Damals gab es noch keine verfreiheitlichte ÖVP, die der FPÖ blaue Wählerinnen und Wähler absaugte. Ob Blümels Strategie der "extremen Rechte mit Anstand" (Misik) in Wien aufgehen wird, wissen wir in einer Woche.
Schönes Wochenende wünscht
Ihre Barbara Toth
Wohnen Sie in Niederösterreich? Dann überrascht es Sie vielleicht gar nicht, was die Kolleginnen und Kollegen von profil und Ö1 über die Bezirksblätter ebendort recherchiert haben. Da konnten sich Politiker des Landes und des Bauernbundes nämlich freundliche Geschichten bestellen. Welche Rolle die niederösterreichischen Regionalmedien als Seismograph für die Landespolitik spielen, habe ich hier beschrieben - anlässlich eines Portraits des ehemaligen NÖ Landeshauptmanns Erwin Pröll. Das ist zwar schon eine Weile her, aber geändert hat sich wenig.

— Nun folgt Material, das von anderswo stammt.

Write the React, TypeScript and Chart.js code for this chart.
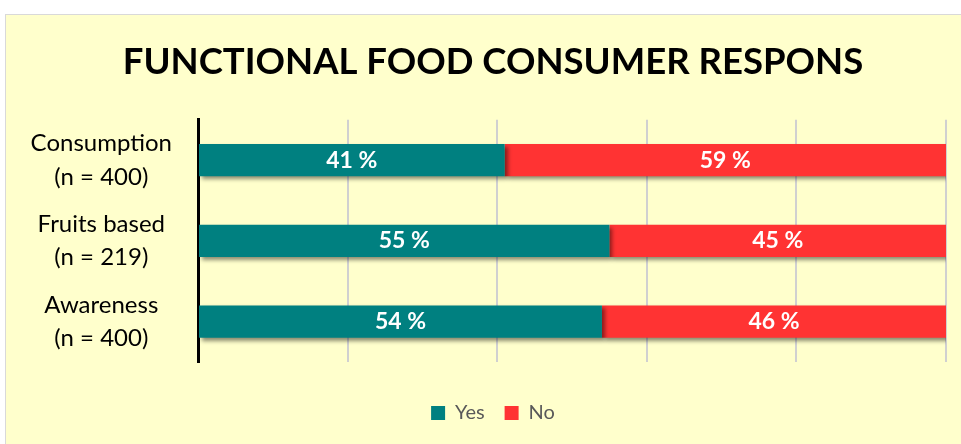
import React, { useEffect, useRef } from "react";
import { Chart, registerables } from "chart.js";

Chart.register(...registerables);

const categories: string[][] = [
  ["Consumption", "(n = 400)"],
  ["Fruits based", "(n = 219)"],
  ["Awareness", "(n = 400)"],
];
const yesValues = [41, 55, 54];
const noValues = [59, 45, 46];
const titleText = "FUNCTIONAL FOOD CONSUMER RESPONS";
const seriesNames = ["Yes", "No"];

const FONT = "Lato, 'Open Sans', sans-serif";

const shadowPlugin = {
  id: "barShadow",
  beforeDatasetsDraw(chart: any) {
    const ctx = chart.ctx;
    ctx.save();
    ctx.shadowColor = "rgba(0,0,0,0.45)";
    ctx.shadowOffsetX = 3;
    ctx.shadowOffsetY = 3;
    ctx.shadowBlur = 4;
  },
  afterDatasetsDraw(chart: any) {
    const ctx = chart.ctx;
    ctx.restore();
    ctx.save();
    ctx.fillStyle = "#FFFFFF";
    ctx.font = `bold 23px ${FONT}`;
    ctx.textAlign = "center";
    ctx.textBaseline = "middle";
    chart.data.datasets.forEach((ds: any, di: number) => {
      const meta = chart.getDatasetMeta(di);
      meta.data.forEach((el: any, i: number) => {
        const cx = (el.x + el.base) / 2;
        ctx.fillText(`${ds.data[i]} %`, cx, el.y);
      });
    });
    ctx.restore();
  },
};

export default function App() {
  const ref = useRef<HTMLCanvasElement>(null);
  useEffect(() => {
    if (!ref.current) return;
    const chart = new Chart(ref.current, {
      type: "bar",
      data: {
        labels: categories,
        datasets: [
          {
            label: seriesNames[0],
            data: yesValues,
            backgroundColor: "#008080",
            barPercentage: 0.4,
            categoryPercentage: 1,
          },
          {
            label: seriesNames[1],
            data: noValues,
            backgroundColor: "#FF3333",
            barPercentage: 0.4,
            categoryPercentage: 1,
          },
        ],
      },
      plugins: [shadowPlugin],
      options: {
        indexAxis: "y",
        animation: false,
        responsive: false,
        layout: { padding: { left: 0, right: 0, top: 0, bottom: 12 } },
        plugins: {
          tooltip: { enabled: false },
          title: {
            display: true,
            text: titleText,
            color: "#000000",
            font: { family: FONT, size: 36.5, weight: "bold" },
            padding: { top: 25, bottom: 36 },
          },
          legend: {
            position: "bottom",
            labels: {
              boxWidth: 14,
              boxHeight: 14,
              color: "#595959",
              font: { family: FONT, size: 20 },
              padding: 20,
            },
          },
        },
        scales: {
          x: {
            stacked: true,
            min: 0,
            max: 100,
            ticks: { display: false, stepSize: 20 },
            grid: { color: "#D0D0D0", lineWidth: 2, drawTicks: false },
            border: { display: false },
            afterFit: (axis: any) => {
              axis.height = 21;
            },
          },
          y: {
            stacked: true,
            ticks: {
              color: "#000000",
              font: { family: FONT, size: 24, lineHeight: 1.4 },
              crossAlign: "center",
              padding: 26,
            },
            grid: { display: false, drawTicks: false },
            border: { display: true, color: "#000000", width: 3 },
            afterFit: (axis: any) => {
              axis.width = 192;
            },
          },
          yRightSpacer: {
            type: "linear",
            position: "right",
            display: true,
            ticks: { display: false },
            grid: { display: false, drawTicks: false },
            border: { display: false },
            afterFit: (axis: any) => {
              axis.width = 34;
            },
          },
        },
      },
    } as any);
    return () => chart.destroy();
  }, []);

  return (
    <div
      style={{
        position: "fixed",
        left: 0,
        top: 0,
        width: 961,
        height: 444,
        background: "#FFFFFF",
        overflow: "hidden",
      }}
    >
      <div
        style={{
          position: "absolute",
          left: 5,
          top: 14,
          width: 975,
          height: 440,
          border: "1px solid #D9D9D9",
          background: "#FFFFCC",
        }}
      >
        <canvas ref={ref} width={974} height={430} style={{ width: 974, height: 430, display: "block" }} />
      </div>
    </div>
  );
}
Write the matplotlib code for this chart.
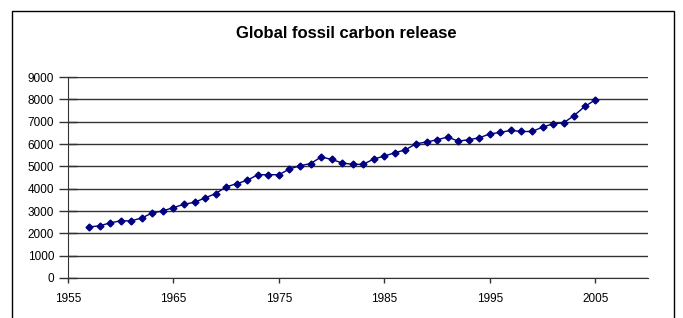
import matplotlib.pyplot as plt
from matplotlib.patches import Rectangle

# Dados
anos = list(range(1957, 2006))
carbono = [2290, 2335, 2470, 2560, 2560, 2690, 2915, 3005, 3155, 3300,
           3390, 3585, 3780, 4080, 4225, 4375, 4625, 4625, 4625, 4880,
           5030, 5120, 5420, 5310, 5150, 5090, 5090, 5330, 5460, 5610,
           5740, 6010, 6090, 6190, 6310, 6130, 6190, 6280, 6450, 6520,
           6610, 6560, 6560, 6755, 6905, 6950, 7275, 7680, 7975]
xticks = [1955, 1965, 1975, 1985, 1995, 2005]
yticks = list(range(0, 9001, 1000))

plt.rcParams['font.family'] = ['Liberation Sans', 'DejaVu Sans']

fig = plt.figure(figsize=(6.83, 3.18), dpi=100)
ax = fig.add_axes([68/683, 1 - 278/318, (648 - 68)/683, (278 - 77)/318])

ax.plot(anos, carbono, color='#000080', marker='D', markersize=3.5, linewidth=1)

ax.set_xlim(1955, 2010)
ax.set_ylim(0, 9000)
ax.set_xticks(xticks)
ax.set_yticks(yticks)
ax.yaxis.grid(True, color='#333333', linewidth=1)
ax.set_axisbelow(True)
for s in ['top', 'right']:
    ax.spines[s].set_visible(False)
ax.spines['left'].set_color('#333333')
ax.spines['bottom'].set_color('#333333')
ax.tick_params(axis='y', labelsize=8.5, direction='inout', length=13,
               width=1, color='#333333', pad=3.5)
ax.tick_params(axis='x', labelsize=8.5, direction='out', length=3.5,
               width=1, color='#333333', pad=7)

fig.text(346/683, 1 - 34/318, "Global fossil carbon release",
         ha='center', va='center', fontsize=12, fontweight='bold')

# moldura externa
fig.patches.append(Rectangle((12/683, -0.1), (674 - 12)/683, 1.1 - 11/318,
                             transform=fig.transFigure, fill=False,
                             edgecolor='black', linewidth=1))

fig.savefig('out.png', dpi=100)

Noch mehr zu Niederösterreich: "Die Novomatic zahlt alle drei", sagte Heinz-Christian Strache auf Ibiza und stellte damit Gesellschaft und Justiz vor Fragen: Was ist dran? Was steckt dahinter? Beschlagnahmte Chats zeigen nun: Nicht nur das Alois Mock-Institut wurde von der Novomatic gesponsert, sondern auch ein Verein im Umfeld der niederösterreichischen ÖVP. Zum Dank gab es eine Lobrede der Landeshauptfrau Johanna Mikl-Leitner. Florian Klenk hat die neuesten Erkenntnisse in diesem Artikel und auf Twitter für Sie zusammengefasst.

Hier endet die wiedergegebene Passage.